しかし前後ブッシュを見直すことでコンプライアンスによる、フロントのバンプトーアウト、リアのバンプトーインをより明確に起こすようにしている。特にリアはバンプする直前の応力が入った瞬間にトーインを発生させている。
さらにこれに合わせてザックス製アダプティブ・ダンパーのプログラミングをリミテッドエディション専用セットとしている。
そしてタイヤはミシュラン・パイロットスポーツ・カップ2を採用。もうこのタイヤ、Sタイヤぐらいグリップ高し。そりゃダンパーも合わせなきゃダメでしょ。
もうこれらによって、コーナーへのターンインが高速だろうがヘアピンだろうが面白いほどフロントが入ってゆく。
エイペックでのハーフアクセルでの速度維持も思いのまま。さすがにタイヤがタレてくると若干アンダー気味になってくる。
どんなタイプのドライバーでも楽しめる
ダンロップコーナーへのアプローチは3速ハーフスロットル。タイヤが元気なうちはすぐに全開で駆け上がったけれども、タレるとインに付けない。
ここまではどんなクルマでも同じだけれども、いったんアクセルをOFFにしないとどんどん膨らんでしまうもの。
しかしリミテッドエディションは一定のアンダーステアーを維持したままアクセルOFFにすることなく駆け上がってしまう。つまりアンダーコントロールがアクセルとステアリングで自在! 市販モデルでこれはかなり驚き。
久々にダンロップコーナーを走ってみて。以前S耐久で走ったときは実にスムーズな路面で走りやすかったけど、今回は適度に路面が波打ってきている。
昔、F3000で走っていた頃のダンロップコーナーはもの凄いアンギュレーションが路面にあって、クルマは飛び跳ね足のセットが決まらないと全開ではいけないものだった。

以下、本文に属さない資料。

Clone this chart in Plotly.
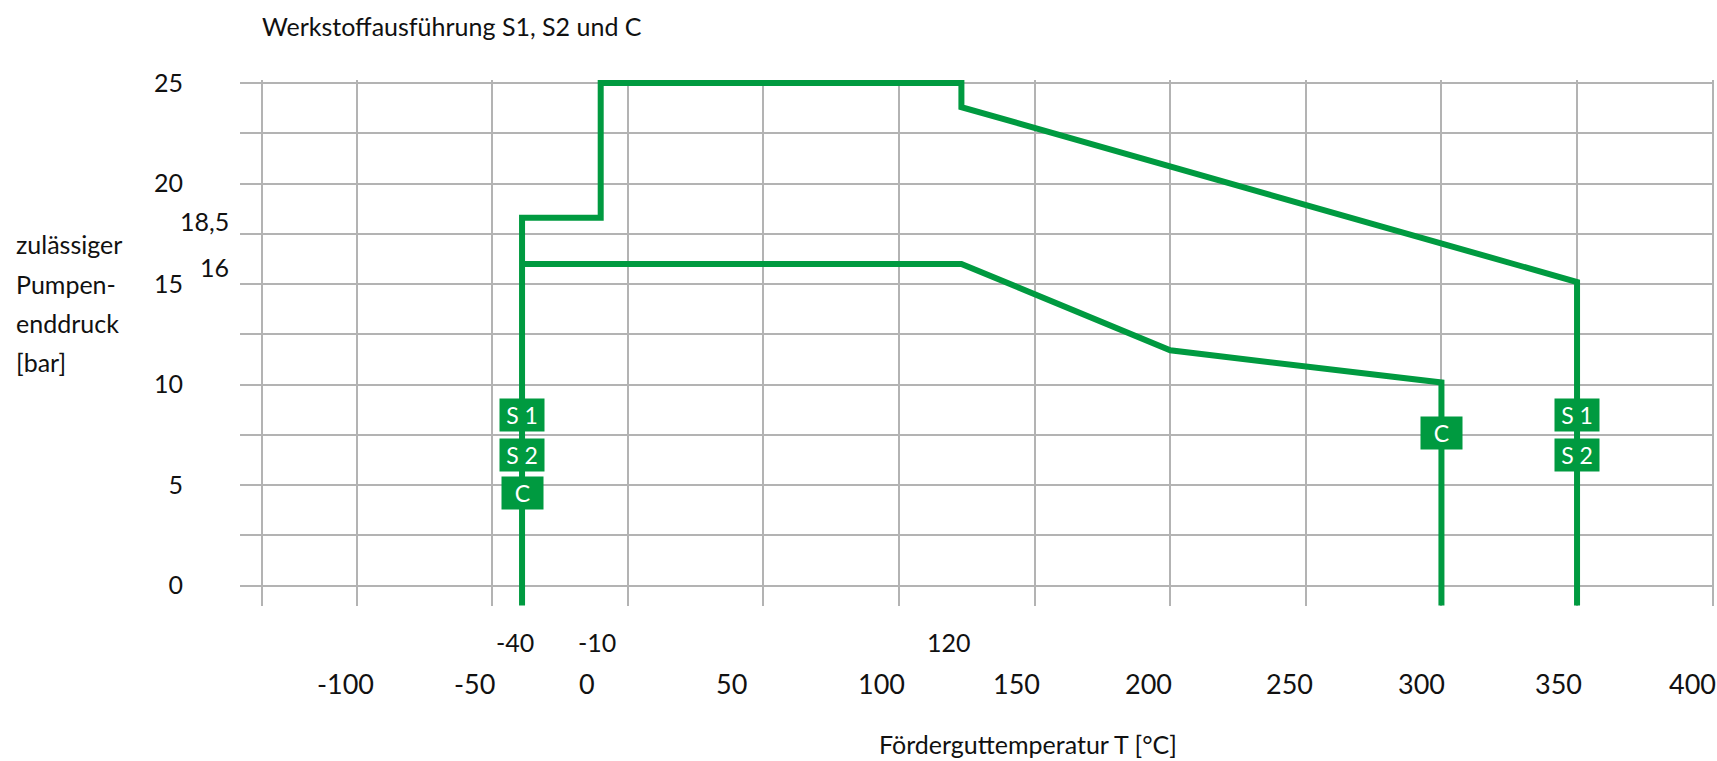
import plotly.graph_objects as go

# ---------------- data ----------------
# outer limit curve (materials S1 / S2)
T_S = [-39, -39, -10, -10, 123, 123, 350, 350]
P_S = [-1.0, 18.3, 18.3, 25, 25, 23.8, 15.1, -1.0]
# inner limit curve (material C)
T_C = [-39, 123, 200, 300, 300]
P_C = [16, 16, 11.7, 10.1, -1.0]

# material tags on the curves
tag_T = [-39, -39, -39, 300, 350, 350]
tag_P = [8.5, 6.5, 4.6, 7.6, 8.5, 6.5]
tag_text = ["S 1", "S 2", "C", "C", "S 1", "S 2"]

# axis ticks
x_grid_vals = [-135, -100, -50, 0, 50, 100, 150, 200, 250, 300, 350, 400]
x_label_vals = [-100, -50, 0, 50, 100, 150, 200, 250, 300, 350, 400]
x_label_text = ["-100", "-50", "0", "50", "100", "150", "200", "250", "300", "350", "400"]
x_extra_vals = [-40, -10, 120]
x_extra_text = ["-40", "-10", "120"]
y_tick_vals = [0, 2.5, 5, 7.5, 10, 12.5, 15, 17.5, 20, 22.5, 25]
y_tick_text = ["0", "", "5", "", "10", "", "15", "", "20", "", "25"]
y_extra_vals = [18.3, 16]
y_extra_text = ["18,5", "16"]

title_text = "Werkstoffausführung S1, S2 und C"
y_title_lines = ["zulässiger", "Pumpen-", "enddruck", "[bar]"]
x_title_text = "Förderguttemperatur T [°C]"

# ---------------- style / layout ----------------
GREEN = "#009a40"
GRID = "#b3b3b3"
FONT = "Lato"
TXT = "#111111"
# horizontal pixel offsets of the hand-placed x tick labels (as in the original drawing)
x_label_shift = [-11, -18, -41, -32, -18, -18, -22, -16, -20, -19, -20]

fig = go.Figure()
fig.add_trace(go.Scatter(x=T_S, y=P_S, mode="lines",
                         line=dict(color=GREEN, width=6), hoverinfo="skip", showlegend=False))
fig.add_trace(go.Scatter(x=T_C, y=P_C, mode="lines",
                         line=dict(color=GREEN, width=6), hoverinfo="skip", showlegend=False))

annotations = []
for t, p, s in zip(tag_T, tag_P, tag_text):
    annotations.append(dict(x=t, y=p, xref="x", yref="y", text=s, showarrow=False,
                            bgcolor=GREEN, width=42 if s != "C" else 39, height=30,
                            font=dict(family=FONT, size=23, color="white"),
                            xanchor="center", yanchor="middle"))
for v, s, sh in zip(x_label_vals, x_label_text, x_label_shift):
    annotations.append(dict(x=v, y=(606 - 683) / 526, xref="x", yref="paper", text=s,
                            showarrow=False, xshift=sh,
                            font=dict(family=FONT, size=27, color=TXT),
                            xanchor="center", yanchor="middle"))
for v, s in zip(x_extra_vals, x_extra_text):
    annotations.append(dict(x=v, y=(606 - 642) / 526, xref="x", yref="paper", text=s,
                            showarrow=False, xshift=-4,
                            font=dict(family=FONT, size=25, color=TXT),
                            xanchor="center", yanchor="middle"))
for v, s in zip(y_extra_vals, y_extra_text):
    annotations.append(dict(x=0, y=v, xref="paper", yref="y", text=s, showarrow=False,
                            xshift=-9, yshift=-3, font=dict(family=FONT, size=25, color=TXT),
                            xanchor="right", yanchor="middle"))
y_title_px = [244, 284, 323, 362]
for line, py in zip(y_title_lines, y_title_px):
    annotations.append(dict(x=(14 - 240) / 1474, y=(606 - py) / 526, xref="paper", yref="paper",
                            text=line, showarrow=False, font=dict(family=FONT, size=25, color=TXT),
                            xanchor="left", yanchor="middle"))
annotations.append(dict(x=(1028 - 240) / 1474, y=(606 - 744) / 526, xref="paper", yref="paper",
                        text=x_title_text, showarrow=False, font=dict(family=FONT, size=25, color=TXT),
                        xanchor="center", yanchor="middle"))

fig.update_layout(
    width=1717, height=761,
    margin=dict(l=240, r=3, t=80, b=155),
    paper_bgcolor="white", plot_bgcolor="white",
    font=dict(family=FONT, size=25, color=TXT),
    title=dict(text=title_text, x=(262 - 240) / 1474, xref="paper", xanchor="left",
               y=1 - 27 / 761, yref="container", yanchor="middle",
               font=dict(family=FONT, size=25, color=TXT)),
    xaxis=dict(range=[-143, 400.5], tickvals=x_grid_vals, showticklabels=False,
               showgrid=True, gridcolor=GRID, gridwidth=1.5, zeroline=False, showline=False,
               ticks="", fixedrange=True),
    yaxis=dict(range=[-1.02, 25.15], tickvals=y_tick_vals, ticktext=y_tick_text,
               showgrid=True, gridcolor=GRID, gridwidth=1.5, zeroline=False, showline=False,
               ticks="", ticklabelstandoff=56,
               tickfont=dict(family=FONT, size=25, color=TXT), fixedrange=True),
    annotations=annotations,
)

fig.write_html("out.html", config={"displayModeBar": False},
               post_script="document.body.style.margin='0px';document.body.style.overflow='hidden';")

あの時ほどではないけれども、やっぱりダンロップコーナーってこうだよな、と口ずさみながらリミテッドエディションの挙動をチェック。
上下のバウンシングが1回で収束している。次々とうねる路面をしっかりと捉え、アクセル全開であっという間にエンジンリミッターが働きステアリングを切り込んだまま4速にシフトアップだ。忙しいがそれがまた楽しい。
ここでひとつ。フロントのグリップが上がったのでリアがついてこず、リアもグリップ向上のためのリファインを行ったとのこと。でもまだまだフロントのほうが勝ってますよ。
だから丁寧なステアリング操作がキモです。速く走るには。
しかーし、楽しみたいなら素早いステアリング操作でリアが流れます。電子制御が守ってくれるのでスピンはしません。だからどんなタイプのドライバーも楽しめるでしょう。